Indonesische mensenrechtenstrijder blijkt vergiftigd
De belangrijke Indonesische mensenrechtenactivist die 7 september overleed aan boord van een Garuda–vliegtuig van Jakarta naar Amsterdam, blijkt te zijn vergiftigd. Betrouwbare bronnen die zicht hebben op het autopsierapport, dat in Indonesië is, hebben dat aan het ANP bevestigd.
NRC Handelsblad meldde donderdag op grond van goed ingevoerde bronnen bij het Indonesische ministerie van Buitenlandse Zaken dat in het lichaam van de 38–jarige Munir een dodelijke dosis arsenicum is aangetroffen. Munir was maandag 6 september uit Jakarta vertrokken. De marechaussee op Schiphol liet 7 september weten dat Munir aan boord onwel was geworden en tijdens de vlucht was overleden.

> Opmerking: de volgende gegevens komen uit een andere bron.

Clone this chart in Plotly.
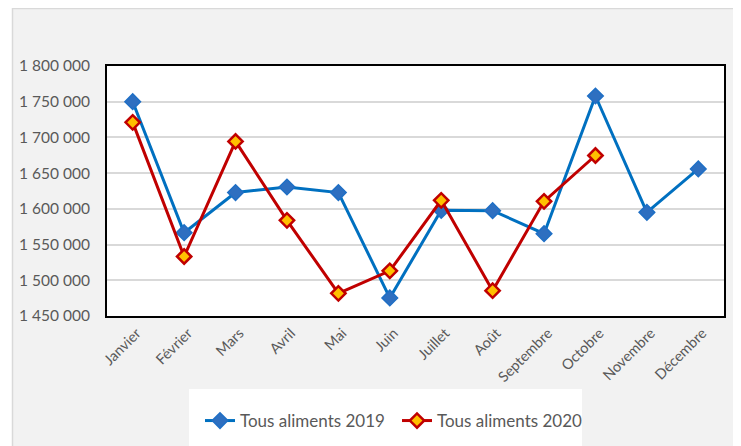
import plotly.graph_objects as go

months = ["Janvier", "Février", "Mars", "Avril", "Mai", "Juin", "Juillet",
          "Août", "Septembre", "Octobre", "Novembre", "Décembre"]
values_2019 = [1750000, 1566600, 1622800, 1630600, 1622800, 1475300, 1597900,
               1597500, 1565200, 1758000, 1595100, 1655900]
values_2020 = [1721100, 1533300, 1694400, 1583900, 1481700, 1513200, 1611900,
               1485500, 1610500, 1674700]
name_2019 = "Tous aliments 2019"
name_2020 = "Tous aliments 2020"
y_min, y_max, y_step = 1450000, 1800000, 50000

FONT = "Lato"
GREY_TXT = "#595959"

fig = go.Figure()
fig.add_trace(go.Scatter(
    x=months, y=values_2019, name=name_2019, mode="lines+markers",
    line=dict(color="#0070C0", width=3),
    marker=dict(symbol="diamond", size=12, color="#2E6FC0",
                line=dict(color="#1F6FC5", width=1.5)),
))
fig.add_trace(go.Scatter(
    x=months[:len(values_2020)], y=values_2020, name=name_2020, mode="lines+markers",
    line=dict(color="#C00000", width=3),
    marker=dict(symbol="diamond", size=11, color="#FFC000",
                line=dict(color="#C00000", width=2.5)),
))

# The page body has an 8 px margin: figure coords = screen coords - 8
OFF = 8
FW, FH = 741 - OFF, 446 - OFF
L, R, T, B = 107 - OFF, 724 - OFF, 66 - OFF, 316 - OFF
W, H = R - L, B - T
def px(x):  # screen x -> paper
    return (x - OFF - L) / W
def py(y):  # screen y -> paper
    return (B - (y - OFF)) / H

shapes = [
    dict(type="rect", xref="paper", yref="paper", x0=px(0), x1=px(12), y0=py(460), y1=py(0),
         fillcolor="white", line=dict(width=0), layer="below"),
    dict(type="line", xref="paper", yref="paper", x0=px(12.5), x1=px(12.5), y0=py(8), y1=py(460),
         line=dict(color="#D9D9D9", width=1.5), layer="below"),
    dict(type="line", xref="paper", yref="paper", x0=px(12), x1=px(760), y0=py(8.6), y1=py(8.6),
         line=dict(color="#D9D9D9", width=1.5), layer="below"),
    dict(type="rect", xref="paper", yref="paper", x0=px(189), x1=px(582), y0=py(389), y1=py(460),
         fillcolor="white", line=dict(width=0), layer="below"),
]

fig.update_layout(
    width=FW, height=FH,
    margin=dict(l=L, r=FW - R, t=T, b=FH - B, autoexpand=False),
    paper_bgcolor="#F2F2F2",
    plot_bgcolor="white",
    separators=", ",
    font=dict(family=FONT, color=GREY_TXT),
    showlegend=True,
    legend=dict(orientation="h", x=px(200), xanchor="left", y=py(421), yanchor="middle",
                bgcolor="rgba(0,0,0,0)", font=dict(size=17, color=GREY_TXT, family=FONT),
                itemclick=False, tracegroupgap=0, entrywidth=152, entrywidthmode="pixels"),
    shapes=shapes,
)
fig.update_xaxes(
    type="category", range=[-0.5, len(months) - 0.5], automargin=False,
    tickangle=-45, tickfont=dict(size=14.5, color=GREY_TXT, family=FONT),
    showgrid=False, showline=True, linecolor="black", linewidth=2, mirror=True,
    ticks="outside", ticklen=1, tickcolor="rgba(0,0,0,0)", ticklabelshift=4,
)
fig.update_yaxes(
    range=[y_min, y_max], dtick=y_step, tick0=y_min, tickformat=",d", automargin=False,
    tickfont=dict(size=15.5, color=GREY_TXT, family=FONT),
    showgrid=True, gridcolor="#D9D9D9", gridwidth=1.5,
    showline=True, linecolor="black", linewidth=2, mirror=True,
    ticks="outside", ticklen=12, tickcolor="rgba(0,0,0,0)", zeroline=False,
)

fig.write_html("out.html")
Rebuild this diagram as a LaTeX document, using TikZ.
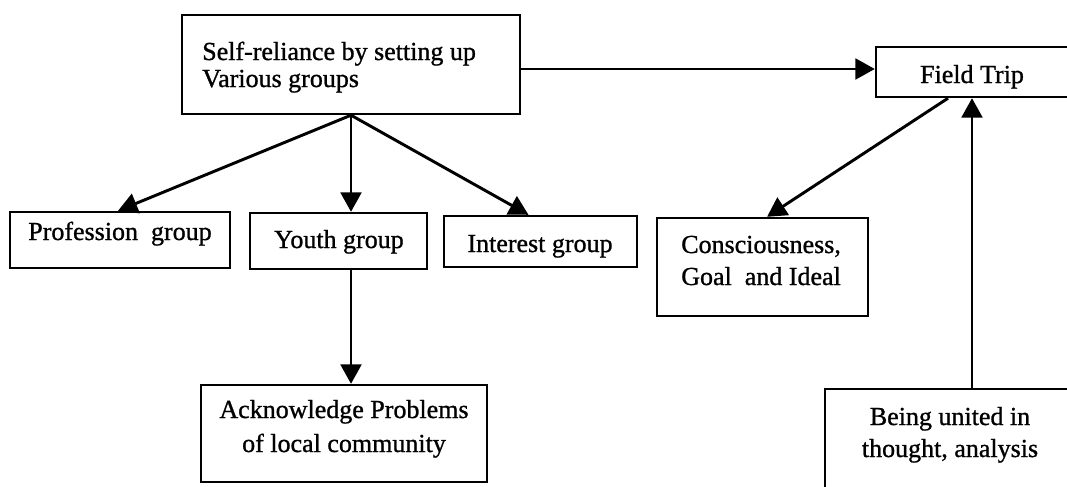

Het autopsierapport van het Nederlands Forensisch Instituut is donderdag op verzoek van Justitie in Jakarta overhandigd aan de Indonesische autoriteiten, zei een woordvoerster van het ministerie van Buitenlandse Zaken in Den Haag. Omdat het om een vertrouwelijk rapport gaat, kon ze niets over de inhoud zeggen. Het ministerie heeft de Indonesische autoriteiten wel gevraagd het rapport door te geven aan de nabestaanden.
Een woordvoerder van de marechaussee op Schiphol kon eerder alleen bevestigen dat het onderzoek naar de doodsoorzaak inmiddels is afgerond. Over de uitkomst doet de marechaussee geen mededelingen. Ook het Openbaar Ministerie (OM) in Haarlem wil niet reageren.
In Indonesië gingen in de afgelopen weken al stemmen op dat Munir, gezien zijn achtergrond, slachtoffer van een misdrijf zou zijn. Sommigen vermoeden dat het Indonesische leger achter zijn dood zit. Munir was al eerder doelwit van aanslagen.
Munir was op uitnodiging van de interkerkelijke ontwikkelingsorganisatie ICCO onderweg naar Nederland. Hij zou gaan studeren aan de Universiteit Utrecht. Volgens ICCO was de afspraak dat het autopsierapport eerst naar de weduwe en daarna ook naar haar zou gaan, maar dat is volgens een woordvoerster van de organisatie tot dusver niet gebeurd.
ICCO en de kerkelijke hulporganisatie Kerkinactie zeggen donderdag in een reactie verontwaardigd te zijn dat het meer dan twee maanden heeft geduurd voordat het autopsierapport beschikbaar kwam. „Hierdoor is het niet denkbeeldig dat het juridisch onderzoek is belemmerd en de rechtsgang is geschaad", aldus de organisaties.
De twee organisaties eisen volstrekte opening van zaken door de overheid. In een brief aan minister Bot (Buitenlandse Zaken) zullen zij daar onder andere om vragen.
Munir, die eind jaren negentig de mensenrechtengroep Kontras oprichtte, was een prominent en actief voorvechter van mensenrechten. Hij gaf slachtoffers van repressie onder dictator Soeharto’s regime juridische bijstand. Hij was meester in de rechten.
In 1999 werd hij benoemd in een commissie die moest onderzoeken in hoeverre de mensenrechten waren geschonden in Oost–Timor. Daar braken gewelddadigheden uit rond een door de VN–gesteund referendum waarin de bevolking voor onafhankelijkheid van Indonesië koos. Milities vochten er samen met militaren tegen Oost–Timorezen. De commissie vond bewijs dat het Indonesische leger inderdaad betrokken was bij het werven, betalen en trainen van de milities die dood en verderf zaaiden op Oost–Timor.